--- GOAL OF THE EXERCISE ---
State how many lines of the records contain the string "this". Give the number alone.
######
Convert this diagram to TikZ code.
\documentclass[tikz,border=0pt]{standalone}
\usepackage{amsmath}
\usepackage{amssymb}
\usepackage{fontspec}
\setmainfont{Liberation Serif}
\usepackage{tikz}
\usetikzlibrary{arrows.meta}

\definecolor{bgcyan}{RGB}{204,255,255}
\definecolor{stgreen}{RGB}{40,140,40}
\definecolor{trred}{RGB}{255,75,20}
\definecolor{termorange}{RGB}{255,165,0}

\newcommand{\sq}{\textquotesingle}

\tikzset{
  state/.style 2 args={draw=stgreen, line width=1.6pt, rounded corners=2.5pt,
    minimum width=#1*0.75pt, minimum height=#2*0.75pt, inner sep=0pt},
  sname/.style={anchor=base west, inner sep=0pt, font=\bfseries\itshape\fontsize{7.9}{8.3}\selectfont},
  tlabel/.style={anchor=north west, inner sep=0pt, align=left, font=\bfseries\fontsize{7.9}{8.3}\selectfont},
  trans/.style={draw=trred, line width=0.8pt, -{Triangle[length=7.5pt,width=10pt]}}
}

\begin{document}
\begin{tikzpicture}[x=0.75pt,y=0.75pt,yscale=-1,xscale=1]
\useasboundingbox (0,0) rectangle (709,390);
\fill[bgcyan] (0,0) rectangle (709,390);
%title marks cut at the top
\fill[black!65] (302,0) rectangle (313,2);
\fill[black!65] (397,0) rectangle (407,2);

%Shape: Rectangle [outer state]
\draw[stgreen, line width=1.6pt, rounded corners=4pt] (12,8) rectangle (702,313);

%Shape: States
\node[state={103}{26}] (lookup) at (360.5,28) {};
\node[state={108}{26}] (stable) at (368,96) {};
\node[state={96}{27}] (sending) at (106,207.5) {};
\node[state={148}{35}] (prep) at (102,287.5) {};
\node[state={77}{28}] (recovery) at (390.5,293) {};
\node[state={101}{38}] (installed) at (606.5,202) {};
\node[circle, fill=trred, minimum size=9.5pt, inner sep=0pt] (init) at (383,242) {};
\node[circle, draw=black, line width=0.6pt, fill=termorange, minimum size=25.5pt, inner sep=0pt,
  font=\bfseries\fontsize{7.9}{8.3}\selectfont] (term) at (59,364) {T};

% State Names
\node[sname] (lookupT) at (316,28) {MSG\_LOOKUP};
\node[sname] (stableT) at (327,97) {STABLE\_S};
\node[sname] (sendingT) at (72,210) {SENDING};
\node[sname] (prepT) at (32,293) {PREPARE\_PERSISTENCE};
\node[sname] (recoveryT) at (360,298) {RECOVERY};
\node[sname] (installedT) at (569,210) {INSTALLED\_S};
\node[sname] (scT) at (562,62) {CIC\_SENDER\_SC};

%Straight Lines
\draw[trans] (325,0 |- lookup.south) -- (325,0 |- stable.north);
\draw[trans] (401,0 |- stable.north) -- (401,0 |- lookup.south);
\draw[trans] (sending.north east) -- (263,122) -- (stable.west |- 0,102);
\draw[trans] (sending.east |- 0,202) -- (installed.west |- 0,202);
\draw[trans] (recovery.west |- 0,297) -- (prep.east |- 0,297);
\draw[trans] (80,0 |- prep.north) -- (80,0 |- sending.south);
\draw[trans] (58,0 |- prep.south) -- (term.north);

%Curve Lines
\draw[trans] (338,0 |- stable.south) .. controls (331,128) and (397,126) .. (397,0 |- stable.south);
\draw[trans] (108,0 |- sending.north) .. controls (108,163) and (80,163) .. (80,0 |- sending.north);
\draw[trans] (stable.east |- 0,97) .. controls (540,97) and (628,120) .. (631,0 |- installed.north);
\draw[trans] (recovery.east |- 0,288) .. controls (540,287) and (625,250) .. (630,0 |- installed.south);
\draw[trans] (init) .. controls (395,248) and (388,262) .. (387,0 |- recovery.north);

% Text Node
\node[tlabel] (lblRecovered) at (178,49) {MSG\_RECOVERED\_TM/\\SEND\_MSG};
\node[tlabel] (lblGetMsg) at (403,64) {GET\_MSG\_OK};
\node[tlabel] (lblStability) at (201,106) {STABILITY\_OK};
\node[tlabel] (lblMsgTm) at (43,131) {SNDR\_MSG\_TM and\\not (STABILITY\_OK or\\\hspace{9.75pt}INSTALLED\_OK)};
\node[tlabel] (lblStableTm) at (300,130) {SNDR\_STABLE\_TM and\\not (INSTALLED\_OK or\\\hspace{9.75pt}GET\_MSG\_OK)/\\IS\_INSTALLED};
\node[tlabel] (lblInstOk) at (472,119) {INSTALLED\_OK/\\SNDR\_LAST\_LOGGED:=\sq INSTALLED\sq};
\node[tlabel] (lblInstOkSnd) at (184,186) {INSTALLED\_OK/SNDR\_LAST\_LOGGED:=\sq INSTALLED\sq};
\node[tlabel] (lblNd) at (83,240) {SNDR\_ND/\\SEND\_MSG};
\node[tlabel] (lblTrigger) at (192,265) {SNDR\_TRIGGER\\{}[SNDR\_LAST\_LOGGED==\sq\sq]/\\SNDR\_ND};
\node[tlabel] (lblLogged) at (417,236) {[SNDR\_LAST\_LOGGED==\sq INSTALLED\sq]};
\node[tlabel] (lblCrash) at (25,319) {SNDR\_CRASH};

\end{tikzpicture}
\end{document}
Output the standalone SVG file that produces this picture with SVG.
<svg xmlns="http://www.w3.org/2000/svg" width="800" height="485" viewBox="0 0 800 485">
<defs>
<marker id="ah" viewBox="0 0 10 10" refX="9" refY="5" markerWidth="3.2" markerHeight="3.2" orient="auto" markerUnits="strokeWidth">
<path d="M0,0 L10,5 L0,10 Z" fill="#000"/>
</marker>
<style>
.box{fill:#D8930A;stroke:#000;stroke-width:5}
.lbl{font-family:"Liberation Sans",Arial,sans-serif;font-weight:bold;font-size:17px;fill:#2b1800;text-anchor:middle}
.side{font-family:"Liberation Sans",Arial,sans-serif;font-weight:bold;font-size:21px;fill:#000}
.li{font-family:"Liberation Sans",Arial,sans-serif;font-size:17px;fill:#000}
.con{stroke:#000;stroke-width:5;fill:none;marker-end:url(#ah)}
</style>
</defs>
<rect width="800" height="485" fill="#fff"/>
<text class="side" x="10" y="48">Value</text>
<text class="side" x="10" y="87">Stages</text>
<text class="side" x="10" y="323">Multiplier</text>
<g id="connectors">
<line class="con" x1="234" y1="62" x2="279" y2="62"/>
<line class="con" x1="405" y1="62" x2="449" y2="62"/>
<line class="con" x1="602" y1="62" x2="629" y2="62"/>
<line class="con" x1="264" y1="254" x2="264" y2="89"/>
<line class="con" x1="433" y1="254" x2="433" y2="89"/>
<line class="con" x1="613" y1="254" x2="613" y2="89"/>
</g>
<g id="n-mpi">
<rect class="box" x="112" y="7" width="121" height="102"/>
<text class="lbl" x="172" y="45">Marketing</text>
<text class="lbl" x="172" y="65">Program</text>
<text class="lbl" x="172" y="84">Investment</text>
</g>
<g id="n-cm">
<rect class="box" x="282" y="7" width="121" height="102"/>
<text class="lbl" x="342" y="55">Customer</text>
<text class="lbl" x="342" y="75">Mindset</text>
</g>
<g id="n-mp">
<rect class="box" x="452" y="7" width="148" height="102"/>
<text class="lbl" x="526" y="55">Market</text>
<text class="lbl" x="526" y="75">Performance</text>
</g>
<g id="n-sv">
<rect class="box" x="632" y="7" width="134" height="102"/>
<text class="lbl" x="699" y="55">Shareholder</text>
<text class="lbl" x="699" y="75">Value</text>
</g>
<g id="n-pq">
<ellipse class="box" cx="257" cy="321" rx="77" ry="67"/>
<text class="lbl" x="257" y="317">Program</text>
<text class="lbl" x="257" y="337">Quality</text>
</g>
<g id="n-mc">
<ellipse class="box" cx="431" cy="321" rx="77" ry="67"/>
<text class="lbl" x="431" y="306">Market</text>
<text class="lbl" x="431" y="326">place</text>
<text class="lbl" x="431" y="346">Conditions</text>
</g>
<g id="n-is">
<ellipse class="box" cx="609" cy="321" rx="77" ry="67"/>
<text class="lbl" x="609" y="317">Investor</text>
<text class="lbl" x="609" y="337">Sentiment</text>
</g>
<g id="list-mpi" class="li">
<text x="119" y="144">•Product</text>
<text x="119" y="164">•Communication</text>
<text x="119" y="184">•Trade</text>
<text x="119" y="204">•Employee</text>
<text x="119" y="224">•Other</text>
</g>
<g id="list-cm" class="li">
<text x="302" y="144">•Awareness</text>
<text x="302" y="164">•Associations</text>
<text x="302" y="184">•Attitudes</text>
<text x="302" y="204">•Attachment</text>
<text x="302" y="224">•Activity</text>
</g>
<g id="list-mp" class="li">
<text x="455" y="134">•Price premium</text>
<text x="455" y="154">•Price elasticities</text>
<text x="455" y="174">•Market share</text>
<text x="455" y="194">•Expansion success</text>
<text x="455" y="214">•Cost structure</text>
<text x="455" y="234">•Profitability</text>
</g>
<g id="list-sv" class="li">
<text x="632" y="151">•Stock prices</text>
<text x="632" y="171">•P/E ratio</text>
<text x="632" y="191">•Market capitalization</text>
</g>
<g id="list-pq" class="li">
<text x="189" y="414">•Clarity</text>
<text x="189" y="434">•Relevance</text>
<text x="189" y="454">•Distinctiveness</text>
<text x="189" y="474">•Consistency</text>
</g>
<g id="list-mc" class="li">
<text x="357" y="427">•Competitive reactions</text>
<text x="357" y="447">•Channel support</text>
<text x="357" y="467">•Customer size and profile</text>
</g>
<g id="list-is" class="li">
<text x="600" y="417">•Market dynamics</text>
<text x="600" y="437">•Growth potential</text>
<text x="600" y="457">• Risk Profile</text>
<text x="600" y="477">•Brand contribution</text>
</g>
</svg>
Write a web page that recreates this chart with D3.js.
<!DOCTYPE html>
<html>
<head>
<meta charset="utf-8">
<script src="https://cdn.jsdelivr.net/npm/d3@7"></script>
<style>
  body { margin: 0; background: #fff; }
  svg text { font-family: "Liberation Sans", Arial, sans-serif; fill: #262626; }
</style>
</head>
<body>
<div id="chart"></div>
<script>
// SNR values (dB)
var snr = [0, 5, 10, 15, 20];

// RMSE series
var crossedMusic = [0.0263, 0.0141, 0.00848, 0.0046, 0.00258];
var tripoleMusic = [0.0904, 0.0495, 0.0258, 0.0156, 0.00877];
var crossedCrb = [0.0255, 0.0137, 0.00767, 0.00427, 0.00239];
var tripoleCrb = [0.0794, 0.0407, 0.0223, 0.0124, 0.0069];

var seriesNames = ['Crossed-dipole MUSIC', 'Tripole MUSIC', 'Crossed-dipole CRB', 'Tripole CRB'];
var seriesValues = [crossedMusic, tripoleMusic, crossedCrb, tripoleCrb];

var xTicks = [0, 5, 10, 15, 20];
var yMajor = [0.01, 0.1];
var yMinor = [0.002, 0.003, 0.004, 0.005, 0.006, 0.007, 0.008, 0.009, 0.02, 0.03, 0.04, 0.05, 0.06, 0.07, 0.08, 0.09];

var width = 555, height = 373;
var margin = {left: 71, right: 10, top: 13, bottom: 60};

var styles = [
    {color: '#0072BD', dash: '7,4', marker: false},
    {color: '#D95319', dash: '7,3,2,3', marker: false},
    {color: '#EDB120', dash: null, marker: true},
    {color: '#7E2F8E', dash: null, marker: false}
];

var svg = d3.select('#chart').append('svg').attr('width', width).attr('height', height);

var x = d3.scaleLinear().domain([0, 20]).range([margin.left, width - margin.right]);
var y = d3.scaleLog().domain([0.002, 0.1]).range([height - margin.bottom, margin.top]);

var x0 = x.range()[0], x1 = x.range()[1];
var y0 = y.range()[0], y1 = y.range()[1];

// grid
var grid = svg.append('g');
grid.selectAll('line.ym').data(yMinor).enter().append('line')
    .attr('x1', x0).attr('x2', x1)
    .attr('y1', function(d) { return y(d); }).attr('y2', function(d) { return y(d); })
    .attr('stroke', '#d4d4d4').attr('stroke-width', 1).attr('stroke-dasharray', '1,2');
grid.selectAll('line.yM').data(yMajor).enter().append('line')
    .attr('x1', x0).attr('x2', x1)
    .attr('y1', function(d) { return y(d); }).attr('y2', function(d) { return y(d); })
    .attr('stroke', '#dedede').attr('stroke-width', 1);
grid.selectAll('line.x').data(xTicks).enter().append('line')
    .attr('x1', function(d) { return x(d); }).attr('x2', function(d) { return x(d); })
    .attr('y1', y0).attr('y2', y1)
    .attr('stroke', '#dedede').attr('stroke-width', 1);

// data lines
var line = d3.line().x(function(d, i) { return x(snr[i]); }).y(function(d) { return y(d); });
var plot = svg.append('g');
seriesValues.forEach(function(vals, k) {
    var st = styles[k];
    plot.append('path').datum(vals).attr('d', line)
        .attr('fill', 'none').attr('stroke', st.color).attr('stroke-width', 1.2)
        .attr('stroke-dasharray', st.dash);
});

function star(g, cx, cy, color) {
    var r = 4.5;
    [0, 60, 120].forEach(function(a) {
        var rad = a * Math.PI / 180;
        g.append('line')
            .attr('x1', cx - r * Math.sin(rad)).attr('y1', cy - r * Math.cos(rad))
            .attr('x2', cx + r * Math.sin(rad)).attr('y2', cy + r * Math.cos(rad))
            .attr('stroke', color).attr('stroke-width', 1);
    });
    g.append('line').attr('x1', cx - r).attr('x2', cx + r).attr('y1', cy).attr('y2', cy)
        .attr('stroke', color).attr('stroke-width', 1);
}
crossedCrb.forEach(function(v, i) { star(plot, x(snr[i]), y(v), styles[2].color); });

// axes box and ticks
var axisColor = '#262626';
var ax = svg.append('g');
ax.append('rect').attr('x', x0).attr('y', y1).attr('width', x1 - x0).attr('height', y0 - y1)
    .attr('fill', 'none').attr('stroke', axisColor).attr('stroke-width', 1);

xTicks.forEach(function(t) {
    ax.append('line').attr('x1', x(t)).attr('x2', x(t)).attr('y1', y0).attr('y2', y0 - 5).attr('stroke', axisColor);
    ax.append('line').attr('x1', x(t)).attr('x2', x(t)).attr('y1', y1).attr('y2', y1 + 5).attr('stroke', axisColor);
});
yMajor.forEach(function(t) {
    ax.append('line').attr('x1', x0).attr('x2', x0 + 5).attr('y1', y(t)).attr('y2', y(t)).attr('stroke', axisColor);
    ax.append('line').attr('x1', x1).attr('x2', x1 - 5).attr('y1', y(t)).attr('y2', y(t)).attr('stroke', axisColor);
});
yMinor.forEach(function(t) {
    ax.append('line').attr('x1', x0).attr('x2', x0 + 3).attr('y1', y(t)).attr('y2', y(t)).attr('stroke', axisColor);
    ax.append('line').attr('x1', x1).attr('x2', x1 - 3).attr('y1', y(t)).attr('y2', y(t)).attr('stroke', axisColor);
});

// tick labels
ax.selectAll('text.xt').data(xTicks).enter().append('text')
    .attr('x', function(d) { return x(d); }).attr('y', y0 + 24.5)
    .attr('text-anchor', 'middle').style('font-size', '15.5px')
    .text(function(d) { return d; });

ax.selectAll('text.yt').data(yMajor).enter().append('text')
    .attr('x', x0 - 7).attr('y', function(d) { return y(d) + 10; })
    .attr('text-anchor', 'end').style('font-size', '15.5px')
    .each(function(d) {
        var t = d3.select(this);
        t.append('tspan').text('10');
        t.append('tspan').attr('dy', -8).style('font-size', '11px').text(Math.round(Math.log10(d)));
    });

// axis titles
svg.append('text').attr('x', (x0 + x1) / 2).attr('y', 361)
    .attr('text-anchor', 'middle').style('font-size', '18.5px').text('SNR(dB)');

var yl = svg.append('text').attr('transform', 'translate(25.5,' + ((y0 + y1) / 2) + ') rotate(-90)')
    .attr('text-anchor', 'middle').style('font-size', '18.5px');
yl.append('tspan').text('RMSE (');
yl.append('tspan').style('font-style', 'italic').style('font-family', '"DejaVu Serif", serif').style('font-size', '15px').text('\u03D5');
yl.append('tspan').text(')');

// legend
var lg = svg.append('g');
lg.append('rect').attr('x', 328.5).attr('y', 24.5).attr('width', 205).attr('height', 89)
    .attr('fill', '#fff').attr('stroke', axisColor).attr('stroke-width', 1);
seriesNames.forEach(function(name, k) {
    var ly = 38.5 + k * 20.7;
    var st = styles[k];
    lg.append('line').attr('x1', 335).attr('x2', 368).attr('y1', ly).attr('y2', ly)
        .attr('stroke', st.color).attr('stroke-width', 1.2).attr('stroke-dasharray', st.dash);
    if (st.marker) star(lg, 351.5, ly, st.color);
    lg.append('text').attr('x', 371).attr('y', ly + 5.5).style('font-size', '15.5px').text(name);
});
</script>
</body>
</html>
######
--- FINAL RESULT ---
4